Only Built 4 Cuban Linx... - Background

Background

Raekwon released Only Built 4 Cuban Linx... as his first solo album, and the third seen from the Wu after the release of their debut album Enter the Wu-Tang (36 Chambers), with Method Man's Tical and Ol' Dirty Bastard's Return to the 36 Chambers: The Dirty Version released prior. The song "Can It Be All So Simple," from 36 Chambers, marked the first recorded exhibition of Raekwon and Ghostface Killah as a duo, as the two would further establish this alliance on Only Built 4 Cuban Linx.... Much of the content on the album deals with real life topics and situations that both Raekwon and Ghostface Killah commonly encountered and experienced while growing up in Staten Island, New York. In an interview with Wax Poetics, Raekwon explained "I grew up in the street, so I talked about the shit I knew and saw. We did the hustlin’ thing, we did the crime thing; we did all the things that made us feel like mobsters or Mafiosos in some way." In a different article, Ghostface Killah recollected "Back then I was punchin' a lot of rap niggas in their face, and niggas was getting beat up in the clubs. We were banned from everything. They wouldn't even let me in the Tunnel. Niggas was scared to death when I was out there wilding. I was fucking niggas up, robbing niggas, fucking a lot of bitches, just doing dumb shit."

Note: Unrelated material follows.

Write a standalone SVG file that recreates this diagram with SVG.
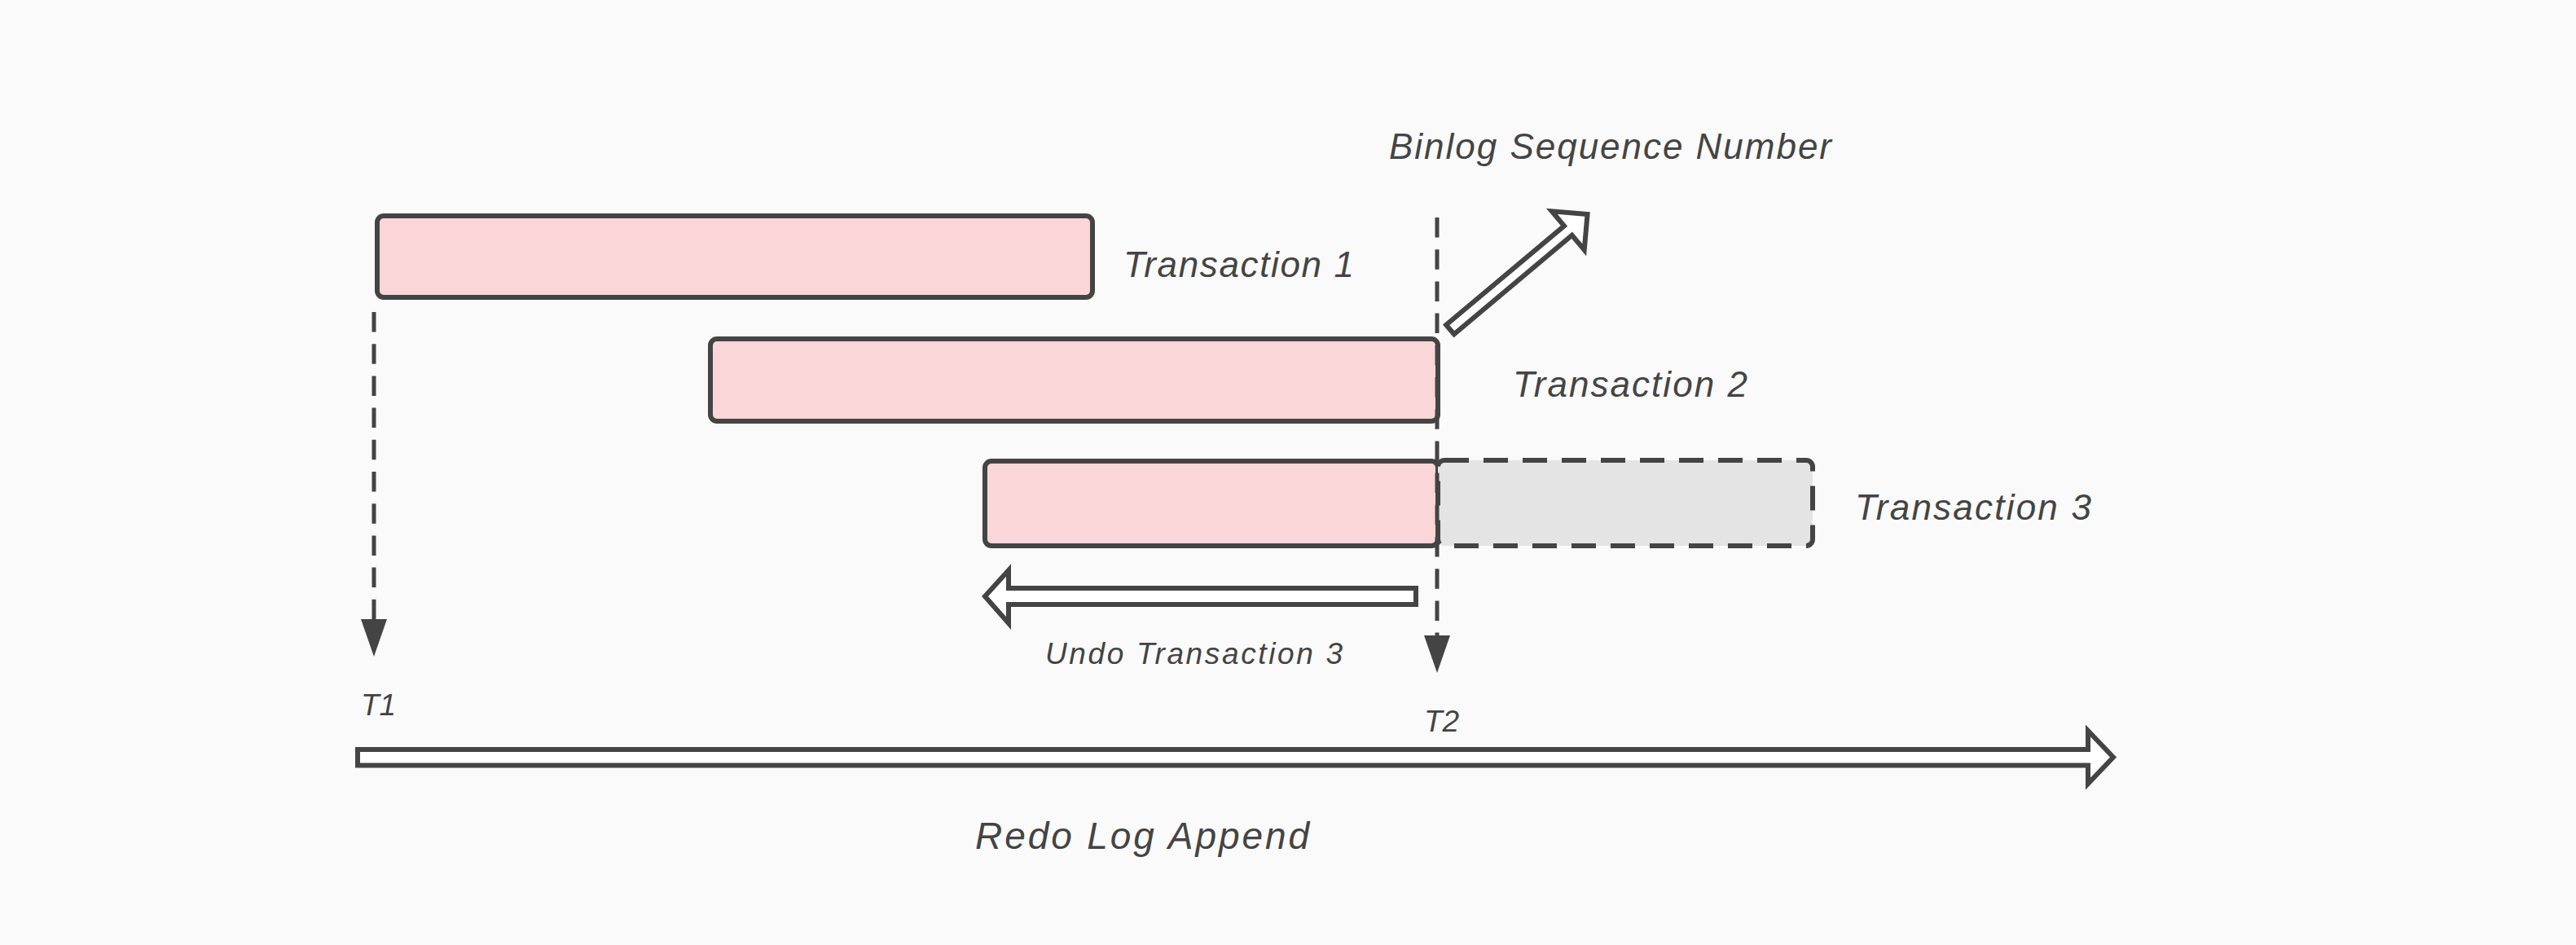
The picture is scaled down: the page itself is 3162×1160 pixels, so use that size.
<svg xmlns="http://www.w3.org/2000/svg" width="3162" height="1160" viewBox="0 0 3162 1160">
  <style>
    .bg { fill: #fafafa; }
    .tx { fill: #fad6d9; stroke: #444444; stroke-width: 6; }
    .undone { fill: #e4e4e4; stroke: #444444; stroke-width: 6; stroke-dasharray: 30 18; }
    .lbl { font-family: "Liberation Sans", Arial, sans-serif; font-style: italic; fill: #444444; }
    .big { font-size: 44px; }
    .small { font-size: 37px; }
    .redo { font-size: 46px; }
    .dash { fill: none; stroke: #444444; stroke-width: 5; stroke-dasharray: 24.5 14.7; }
    .block { fill: #ffffff; stroke: #444444; stroke-width: 6; stroke-linejoin: miter; }
  </style>
  <defs>
    <marker id="tri" markerUnits="userSpaceOnUse" markerWidth="46" markerHeight="32" viewBox="0 0 46 32" refX="0" refY="16" orient="auto">
      <path d="M0,0 L46,16 L0,32 z" fill="#444444"/>
    </marker>
  </defs>
  <rect class="bg" x="0" y="0" width="3162" height="1160"/>

  <g id="transaction1">
    <rect class="tx" x="463" y="265" width="878" height="100" rx="8" ry="8"/>
    <text class="lbl big" x="1379" y="340" textLength="283" lengthAdjust="spacing">Transaction 1</text>
  </g>

  <g id="transaction2">
    <rect class="tx" x="872" y="416" width="893" height="101" rx="8" ry="8"/>
    <text class="lbl big" x="1857" y="487" textLength="288" lengthAdjust="spacing">Transaction 2</text>
  </g>

  <g id="transaction3">
    <rect class="tx" x="1209" y="566" width="556" height="104" rx="8" ry="8"/>
    <rect class="undone" x="1765" y="565" width="460" height="105" rx="8" ry="8"/>
    <text class="lbl big" x="2277" y="638" textLength="290" lengthAdjust="spacing">Transaction 3</text>
  </g>

  <g id="binlog-label">
    <text class="lbl big" x="1705" y="195" textLength="543" lengthAdjust="spacing">Binlog Sequence Number</text>
  </g>

  <g id="undo-label">
    <text class="lbl small" x="1283" y="815" textLength="365" lengthAdjust="spacing">Undo Transaction 3</text>
  </g>

  <g id="t1-label">
    <text class="lbl small" x="443" y="878">T1</text>
  </g>

  <g id="t2-label">
    <text class="lbl small" x="1748" y="898">T2</text>
  </g>

  <g id="redo-label">
    <text class="lbl redo" x="1197" y="1042" textLength="410" lengthAdjust="spacing">Redo Log Append</text>
  </g>

  <g id="connectors">
    <line class="dash" x1="459" y1="383" x2="459" y2="760" marker-end="url(#tri)"/>
    <line class="dash" x1="1764" y1="267" x2="1764" y2="780" marker-end="url(#tri)"/>
    <polygon class="block" transform="translate(1780,404.5) rotate(-40)" points="0,-7.5 189,-7.5 189,-31 220,0 189,31 189,7.5 0,7.5"/>
    <polygon class="block" points="1209,732 1238,700 1238,722 1738,722 1738,742 1238,742 1238,765"/>
    <polygon class="block" points="439,920 2563,920 2563,897 2594,929.5 2563,962 2563,939.5 439,939.5"/>
  </g>
</svg>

In regards to his and Ghostface's partnership, Raekwon later commented "Ghost and me, especially at the time, had this identical-twin effect on each other. We would joke about the same things and laugh at the same shit. We were into the same clothes and shit. We were like the EPMD of the crew." Producer RZA also commented on the duo's congruency:

Rae and Ghost together, those two right there were notorious kids from two different projects. Cuban Linx was an opportunity for Rae and Ghost to give us the street side. When we did it, I said, "yo, it's gonna be a very dangerous album; it's gonna change the game. We gonna invite those demons, every negative stereotype, and deal with them." It's like the shit was lived; a lot of it was lived or experienced in one form or another. It's so natural, it don't feel like songs. It was a chance to show the world not only how New York lived, but also how Shaolin preserved New York. An older generation was leaving and getting older. We're from the crack generation - that real gritty, rough project shit. We was on corners at 15, 16, doing shit you couldn't imagine. —RZA

Only Built 4 Cuban Linx... features a wide array of Wu-Tang members, as well as Wu-Tang affiliates Cappadonna, and Blue Raspberry. It also features a guest appearance from rapper Nas, making this the first collaboration with a non-affiliated artist on a Wu-Tang related album. Regarding this event, Nas later recalled "Rae would come out to Queensbridge, I would go to Staten Island. We'd just ride and hang out all night. We didn't call each other to work. We called each other to hang out. Somehow we wound up in the studio. RZA had a couple of beats. He played them for me. I got on both of them. The other one never came out. I was honored to be asked to be on the album. Raekwon was ahead of his time. I knew Rae was a classic artist and the album was going to be a music classic."